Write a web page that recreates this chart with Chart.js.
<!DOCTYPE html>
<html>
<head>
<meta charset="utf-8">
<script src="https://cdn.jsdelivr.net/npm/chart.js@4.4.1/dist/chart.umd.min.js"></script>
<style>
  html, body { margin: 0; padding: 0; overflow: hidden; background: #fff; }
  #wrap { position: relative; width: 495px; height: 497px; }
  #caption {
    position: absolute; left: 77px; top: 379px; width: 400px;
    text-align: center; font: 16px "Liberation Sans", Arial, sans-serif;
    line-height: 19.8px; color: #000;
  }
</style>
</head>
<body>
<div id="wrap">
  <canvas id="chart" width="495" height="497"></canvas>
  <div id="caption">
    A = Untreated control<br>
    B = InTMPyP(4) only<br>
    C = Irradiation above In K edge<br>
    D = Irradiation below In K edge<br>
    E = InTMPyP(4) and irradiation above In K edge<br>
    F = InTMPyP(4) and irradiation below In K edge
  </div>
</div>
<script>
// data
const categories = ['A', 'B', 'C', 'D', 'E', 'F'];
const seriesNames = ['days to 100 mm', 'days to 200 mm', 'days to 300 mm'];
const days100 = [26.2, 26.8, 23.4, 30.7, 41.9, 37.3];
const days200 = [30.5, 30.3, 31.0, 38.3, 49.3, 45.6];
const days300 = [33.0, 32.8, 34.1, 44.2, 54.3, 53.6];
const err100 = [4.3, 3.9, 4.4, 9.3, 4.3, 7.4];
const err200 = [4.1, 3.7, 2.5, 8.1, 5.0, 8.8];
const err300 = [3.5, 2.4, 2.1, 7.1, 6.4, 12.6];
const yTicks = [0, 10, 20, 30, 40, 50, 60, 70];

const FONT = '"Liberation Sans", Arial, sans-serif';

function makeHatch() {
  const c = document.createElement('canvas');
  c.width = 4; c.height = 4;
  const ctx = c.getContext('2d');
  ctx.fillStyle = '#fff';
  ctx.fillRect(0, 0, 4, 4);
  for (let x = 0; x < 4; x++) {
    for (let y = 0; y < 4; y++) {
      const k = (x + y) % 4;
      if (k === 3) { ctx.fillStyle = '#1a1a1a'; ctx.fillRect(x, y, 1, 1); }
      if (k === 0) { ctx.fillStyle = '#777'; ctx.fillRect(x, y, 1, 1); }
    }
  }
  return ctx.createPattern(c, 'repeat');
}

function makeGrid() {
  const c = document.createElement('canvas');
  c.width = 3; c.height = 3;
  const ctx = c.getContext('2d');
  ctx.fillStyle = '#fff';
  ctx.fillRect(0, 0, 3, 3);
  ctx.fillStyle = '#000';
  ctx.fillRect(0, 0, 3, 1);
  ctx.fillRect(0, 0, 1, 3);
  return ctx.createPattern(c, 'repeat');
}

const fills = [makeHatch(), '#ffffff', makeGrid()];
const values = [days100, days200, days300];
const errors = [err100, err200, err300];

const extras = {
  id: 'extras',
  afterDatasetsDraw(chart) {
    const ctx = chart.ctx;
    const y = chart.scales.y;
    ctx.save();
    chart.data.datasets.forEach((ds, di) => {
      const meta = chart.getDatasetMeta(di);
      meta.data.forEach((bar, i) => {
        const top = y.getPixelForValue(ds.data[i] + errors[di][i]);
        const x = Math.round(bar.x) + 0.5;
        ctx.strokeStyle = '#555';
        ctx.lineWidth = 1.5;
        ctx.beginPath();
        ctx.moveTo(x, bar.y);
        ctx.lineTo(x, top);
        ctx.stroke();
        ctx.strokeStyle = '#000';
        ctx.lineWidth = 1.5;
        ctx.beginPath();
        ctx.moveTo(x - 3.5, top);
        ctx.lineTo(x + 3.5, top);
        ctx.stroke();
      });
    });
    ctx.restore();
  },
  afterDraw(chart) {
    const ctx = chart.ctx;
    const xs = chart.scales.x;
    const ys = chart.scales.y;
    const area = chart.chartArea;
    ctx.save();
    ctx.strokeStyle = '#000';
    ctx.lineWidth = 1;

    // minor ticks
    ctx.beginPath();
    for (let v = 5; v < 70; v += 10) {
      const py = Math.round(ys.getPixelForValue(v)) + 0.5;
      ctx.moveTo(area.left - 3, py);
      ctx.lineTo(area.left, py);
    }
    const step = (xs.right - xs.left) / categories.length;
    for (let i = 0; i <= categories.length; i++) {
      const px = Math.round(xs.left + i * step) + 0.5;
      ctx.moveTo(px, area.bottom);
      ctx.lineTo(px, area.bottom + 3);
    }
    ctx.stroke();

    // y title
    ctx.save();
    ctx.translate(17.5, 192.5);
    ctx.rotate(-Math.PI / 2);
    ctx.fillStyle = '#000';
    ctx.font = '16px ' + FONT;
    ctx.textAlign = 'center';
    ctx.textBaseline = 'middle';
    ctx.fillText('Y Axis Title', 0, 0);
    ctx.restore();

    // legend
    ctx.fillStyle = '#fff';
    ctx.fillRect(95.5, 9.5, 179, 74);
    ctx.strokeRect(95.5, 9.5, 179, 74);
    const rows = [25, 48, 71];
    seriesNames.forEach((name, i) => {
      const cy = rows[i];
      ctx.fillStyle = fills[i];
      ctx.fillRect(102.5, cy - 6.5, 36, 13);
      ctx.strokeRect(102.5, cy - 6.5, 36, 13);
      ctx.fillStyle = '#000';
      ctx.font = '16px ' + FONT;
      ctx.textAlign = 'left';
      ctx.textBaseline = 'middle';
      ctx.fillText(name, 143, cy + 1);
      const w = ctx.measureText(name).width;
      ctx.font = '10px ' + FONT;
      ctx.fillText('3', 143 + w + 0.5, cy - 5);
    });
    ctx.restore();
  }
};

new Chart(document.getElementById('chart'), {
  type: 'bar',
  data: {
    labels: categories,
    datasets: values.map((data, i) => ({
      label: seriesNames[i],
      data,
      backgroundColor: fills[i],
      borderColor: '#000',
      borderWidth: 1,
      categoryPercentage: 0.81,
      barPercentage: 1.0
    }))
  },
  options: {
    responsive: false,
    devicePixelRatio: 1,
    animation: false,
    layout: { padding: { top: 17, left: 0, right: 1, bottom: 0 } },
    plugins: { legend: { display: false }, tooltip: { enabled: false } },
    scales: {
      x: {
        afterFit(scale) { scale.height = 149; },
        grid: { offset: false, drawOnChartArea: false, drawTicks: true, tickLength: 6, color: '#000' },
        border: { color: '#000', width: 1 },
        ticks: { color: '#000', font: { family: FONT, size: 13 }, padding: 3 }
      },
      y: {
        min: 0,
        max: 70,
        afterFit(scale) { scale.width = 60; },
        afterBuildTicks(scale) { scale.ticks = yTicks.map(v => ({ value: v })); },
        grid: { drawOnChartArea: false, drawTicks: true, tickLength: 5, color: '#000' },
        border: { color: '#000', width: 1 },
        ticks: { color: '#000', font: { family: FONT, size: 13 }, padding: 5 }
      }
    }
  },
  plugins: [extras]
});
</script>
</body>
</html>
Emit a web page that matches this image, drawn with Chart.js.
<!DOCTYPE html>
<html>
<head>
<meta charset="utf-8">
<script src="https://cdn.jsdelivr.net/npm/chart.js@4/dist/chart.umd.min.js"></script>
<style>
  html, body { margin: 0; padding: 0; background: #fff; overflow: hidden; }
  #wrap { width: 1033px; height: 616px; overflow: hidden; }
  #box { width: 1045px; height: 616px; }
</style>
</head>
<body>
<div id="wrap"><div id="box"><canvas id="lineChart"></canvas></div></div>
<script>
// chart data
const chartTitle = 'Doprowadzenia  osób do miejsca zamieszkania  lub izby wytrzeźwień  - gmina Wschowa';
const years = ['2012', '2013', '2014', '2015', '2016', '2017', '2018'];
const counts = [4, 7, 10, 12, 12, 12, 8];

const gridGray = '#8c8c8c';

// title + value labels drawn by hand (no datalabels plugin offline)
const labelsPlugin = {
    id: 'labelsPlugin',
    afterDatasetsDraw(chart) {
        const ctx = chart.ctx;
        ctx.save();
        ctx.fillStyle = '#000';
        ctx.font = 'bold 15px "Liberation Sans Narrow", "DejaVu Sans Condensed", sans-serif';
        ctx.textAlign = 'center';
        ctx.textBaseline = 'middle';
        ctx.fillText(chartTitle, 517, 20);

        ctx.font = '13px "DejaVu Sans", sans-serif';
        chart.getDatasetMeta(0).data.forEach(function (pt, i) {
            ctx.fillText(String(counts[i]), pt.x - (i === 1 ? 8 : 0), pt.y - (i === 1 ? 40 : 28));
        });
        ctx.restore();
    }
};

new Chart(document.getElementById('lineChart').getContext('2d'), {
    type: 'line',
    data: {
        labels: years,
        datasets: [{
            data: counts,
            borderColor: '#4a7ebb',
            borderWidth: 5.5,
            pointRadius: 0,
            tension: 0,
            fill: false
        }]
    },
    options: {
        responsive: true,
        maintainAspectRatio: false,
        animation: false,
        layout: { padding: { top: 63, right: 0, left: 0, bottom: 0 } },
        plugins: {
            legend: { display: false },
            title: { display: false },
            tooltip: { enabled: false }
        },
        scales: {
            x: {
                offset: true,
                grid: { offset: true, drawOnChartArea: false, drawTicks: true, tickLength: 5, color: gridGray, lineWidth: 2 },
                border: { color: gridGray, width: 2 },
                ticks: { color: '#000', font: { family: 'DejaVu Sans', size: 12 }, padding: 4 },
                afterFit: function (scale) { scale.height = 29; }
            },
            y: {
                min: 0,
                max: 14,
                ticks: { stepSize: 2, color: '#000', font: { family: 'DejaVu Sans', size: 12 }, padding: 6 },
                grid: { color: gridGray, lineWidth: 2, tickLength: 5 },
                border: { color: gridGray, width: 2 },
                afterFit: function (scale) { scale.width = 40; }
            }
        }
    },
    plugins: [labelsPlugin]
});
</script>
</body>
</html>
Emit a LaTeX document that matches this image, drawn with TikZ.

================

- [CHALLENGE]: Solely the line containing "Emit a web page", the line containing "const counts = [4, 7, 10, 12, 12, 12, 8];", and the lines between them are to be given again, exactly as written.

- [ANSWER FOR THIS EXERCISE]:
Emit a web page that matches this image, drawn with Chart.js.
<!DOCTYPE html>
<html>
<head>
<meta charset="utf-8">
<script src="https://cdn.jsdelivr.net/npm/chart.js@4/dist/chart.umd.min.js"></script>
<style>
  html, body { margin: 0; padding: 0; background: #fff; overflow: hidden; }
  #wrap { width: 1033px; height: 616px; overflow: hidden; }
  #box { width: 1045px; height: 616px; }
</style>
</head>
<body>
<div id="wrap"><div id="box"><canvas id="lineChart"></canvas></div></div>
<script>
// chart data
const chartTitle = 'Doprowadzenia  osób do miejsca zamieszkania  lub izby wytrzeźwień  - gmina Wschowa';
const years = ['2012', '2013', '2014', '2015', '2016', '2017', '2018'];
const counts = [4, 7, 10, 12, 12, 12, 8];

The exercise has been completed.